Literary Journals

Literary Journals

Australia is home to a wide variety of both new and long-established high-quality literary journals that demonstrate the breadth of Australian creative talent and you’ll struggle to find a genre, style or form of writing that isn’t represented. A selection of Australian literary journals can be found below:

  • Archer – an award-winning print publication about sexuality, gender and identity, Archer Magazine is published twice-yearly in Melbourne, Australia, with a focus on lesser-heard voices and the uniqueness of our experiences.
  • Australian Book Review – an independent, not-for-profit monthly magazine, Australian Book Review (ABR) is one of Australia’s major cultural magazines. ABR presents high-quality journalism and new writing for the widest possible audience. It engages with all the arts, not just literature. It is diverse in terms of content, writers, and partners.
  • Griffith ReviewSince 2003, Griffith Review has been the leading literary magazine in Australia with an uncanny ability to anticipate emerging trends. Each themed collection presents fresh insights and analysis of the big issues from emerging and established Australian and international writers, featuring a mix of essays, memoir, reportage, short fiction, poetry and visual essays. Griffith Review is a high quality, agenda-setting, quarterly publication, delivering insight into the issues that matter most in a timely, authoritative and engaging fashion.
  • Island – a not-for-profit organisation that produces a high-quality print magazine of non-fiction, fiction, poetry, art criticism and visual art.
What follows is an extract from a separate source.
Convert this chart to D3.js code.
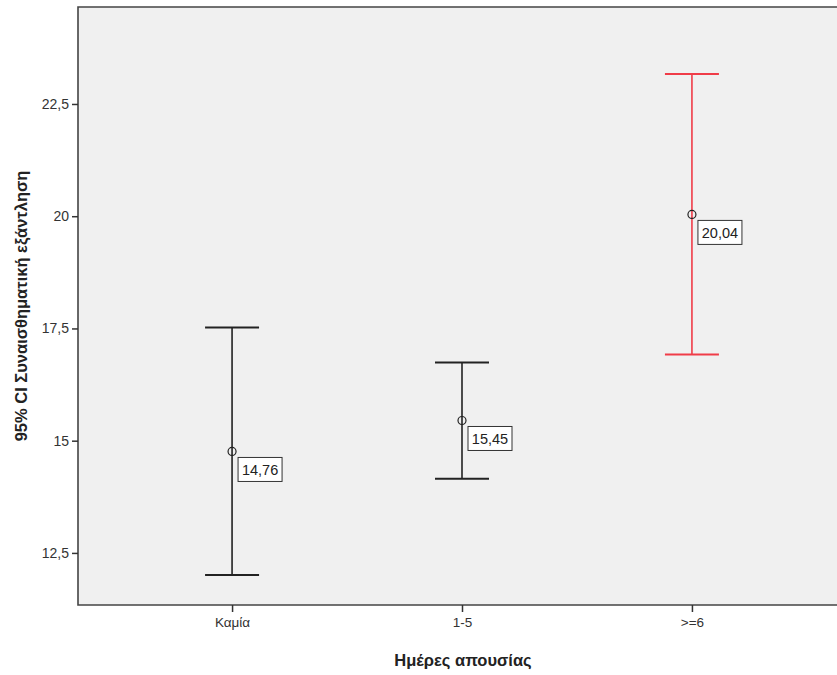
<!DOCTYPE html>
<html><head><meta charset="utf-8">
<script src="https://cdn.jsdelivr.net/npm/d3@7"></script>
<style>body{margin:0;background:#fff;}svg{display:block;font-family:Arial,"Liberation Sans",sans-serif;}</style>
</head><body>
<svg id="c" width="837" height="675"></svg>
<script>
const categories = ["Καμία", "1-5", ">=6"];
const means = [14.76, 15.45, 20.04];
const lower = [12.01, 14.15, 16.92];
const upper = [17.52, 16.74, 23.17];
const meanLabels = ["14,76", "15,45", "20,04"];
const colors = ["#222222", "#222222", "#f03c48"];
const yTicks = [12.5, 15, 17.5, 20, 22.5];
const yTickLabels = ["12,5", "15", "17,5", "20", "22,5"];
const xTitle = "Ημέρες απουσίας";
const yTitle = "95% CI Συναισθηματική εξάντληση";

const svg = d3.select("#c");
const L = 78, T = 7, B = 605, R = 846;
const y = d3.scaleLinear().domain([11.34, 24.66]).range([B, T]);
const x = d3.scalePoint().domain(categories).range([L, R]).padding(0.67);

svg.append("rect").attr("x", L).attr("y", T).attr("width", R - L).attr("height", B - T).attr("fill", "#f0f0f0");

// frame
svg.append("path").attr("d", `M${R},${T}H${L}V${B}H${R}`).attr("fill", "none").attr("stroke", "#444").attr("stroke-width", 1.6);

// y axis
const ya = svg.append("g").attr("transform", `translate(${L},0)`)
  .call(d3.axisLeft(y).tickValues(yTicks).tickFormat((d, i) => yTickLabels[i]).tickSize(6).tickPadding(3));
ya.select(".domain").remove();
ya.selectAll(".tick line").attr("stroke", "#333").attr("stroke-width", 1.5);
ya.selectAll(".tick text").attr("font-size", 14).attr("fill", "#333").attr("font-family", "Arial,'Liberation Sans',sans-serif");

// x axis
const xa = svg.append("g").attr("transform", `translate(0,${B})`)
  .call(d3.axisBottom(x).tickSize(7).tickPadding(5));
xa.select(".domain").remove();
xa.selectAll(".tick line").attr("stroke", "#333").attr("stroke-width", 1.5);
xa.selectAll(".tick text").attr("font-size", 13.5).attr("fill", "#333").attr("font-family", "Arial,'Liberation Sans',sans-serif");

// error bars
const g = svg.append("g");
categories.forEach((c, i) => {
  const cx = x(c);
  const col = colors[i];
  g.append("line").attr("x1", cx).attr("x2", cx).attr("y1", y(upper[i])).attr("y2", y(lower[i]))
    .attr("stroke", col).attr("stroke-width", 1.6);
  [upper[i], lower[i]].forEach(v => {
    g.append("line").attr("x1", cx - 27).attr("x2", cx + 27).attr("y1", y(v)).attr("y2", y(v))
      .attr("stroke", col).attr("stroke-width", 2);
  });
  g.append("circle").attr("cx", cx).attr("cy", y(means[i])).attr("r", 4)
    .attr("fill", "none").attr("stroke", "#222").attr("stroke-width", 1.2);
  const lx = cx + 6, ly = y(means[i]) + 6;
  g.append("rect").attr("x", lx).attr("y", ly).attr("width", 44).attr("height", 24)
    .attr("fill", "#fff").attr("stroke", "#333").attr("stroke-width", 1);
  g.append("text").attr("x", lx + 22).attr("y", ly + 17.5).attr("text-anchor", "middle")
    .attr("font-size", 14.5).attr("fill", "#222").text(meanLabels[i]);
});

// titles
svg.append("text").attr("x", 463).attr("y", 666).attr("text-anchor", "middle")
  .attr("font-size", 16.5).attr("font-weight", "bold").attr("fill", "#222").text(xTitle);
svg.append("text").attr("transform", `translate(27,${(T + B) / 2}) rotate(-90)`).attr("text-anchor", "middle")
  .attr("font-size", 16.5).attr("font-weight", "bold").attr("fill", "#222").text(yTitle);
</script>
</body></html>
Since 1979, Island have been celebrating ideas, writing and culture, and while the magazine’s format and editors have changed over time, their mission remains the same: to produce a magazine with a national vision and audience that supports new, emerging and established writers and artists, and to bring works of excellence and variety to the reading public throughout Australia and overseas.
  • Kill Your Darlings – Founded by Rebecca Starford and Hannah Kent, Kill Your Darlings (KYD) is one of Australia’s leading arts and culture magazines. Beginning life as a print quarterly in 2010, KYD is today a vibrant and eclectic online magazine of commentary, essays, interviews, fiction and reviews.
  • The Lifted Brow – featuring essays, commentary, fiction, poetry, comics, art, and mixed media from established and emerging writers and artists, The Lifted Brow is a not-for-profit literary publishing organisation based in Melbourne, Australia. Their focus is on finding, publishing and championing works from the artistic and/or demographic margins from Australia as well as the rest of the world. 
  • Meanjin – Known primarily as a literary magazine, Meanjin reflects the breadth of contemporary thinking, be it on literature, other art forms, or the broader issues of the times. Meanjin was founded in Brisbane by Clem Christesen (the name, pronounced Mee-an-jin, is the word in the Turrbal language for the finger of land on which central Brisbane sits) in 1940. Meanjin moved to Melbourne in 1945 at the invitation of the University of Melbourne and at the beginning of 2008 Meanjin became an imprint of Melbourne University Publishing.
  • Overland – Australia’s only radical literary magazine – Overland has been showcasing brilliant and progressive fiction, poetry, nonfiction and art since 1954. The magazine has published some of Australia’s most iconic writers, and continues to give space to underrepresented voices and brand-new literary talent every single day.
  • Seizure – beginning in 2010 as a magazine collaboration between Alice Grundy and David Henley, Seizure has grown into a flourishing website and community for writers, editors, publishers and readers. Seizure is currently made up of a around a dozen volunteers who work to improve literary and publishing culture in Australia.
  • Tincture – a quarterly e-book literary journal, Tincture Journal features fiction, poetry and creative non-fiction from Australia and the world. 
  • Voiceworks – a national literary journal that features exciting new writing and art by young Australians. Our purpose is to create a space for people under twenty-five to develop their creative and editorial skills and to publish, and be paid for, their fiction, nonfiction, poetry, art and comics. Voiceworks is published by Express Media, a not-for-profit organisation that provides support and development opportunities for young people in the literary arts.
  • Westerly – since 1956, Westerly has been publishing lively fiction and poetry as well as intelligent articles. The magazine has always sought to provide a Western Australian-based voice, although its contributors and subject matter have never been geographically exclusive.  It covers literature and culture throughout the world, but maintains a special emphasis on Australia, particularly Western Australia, and the Asian region.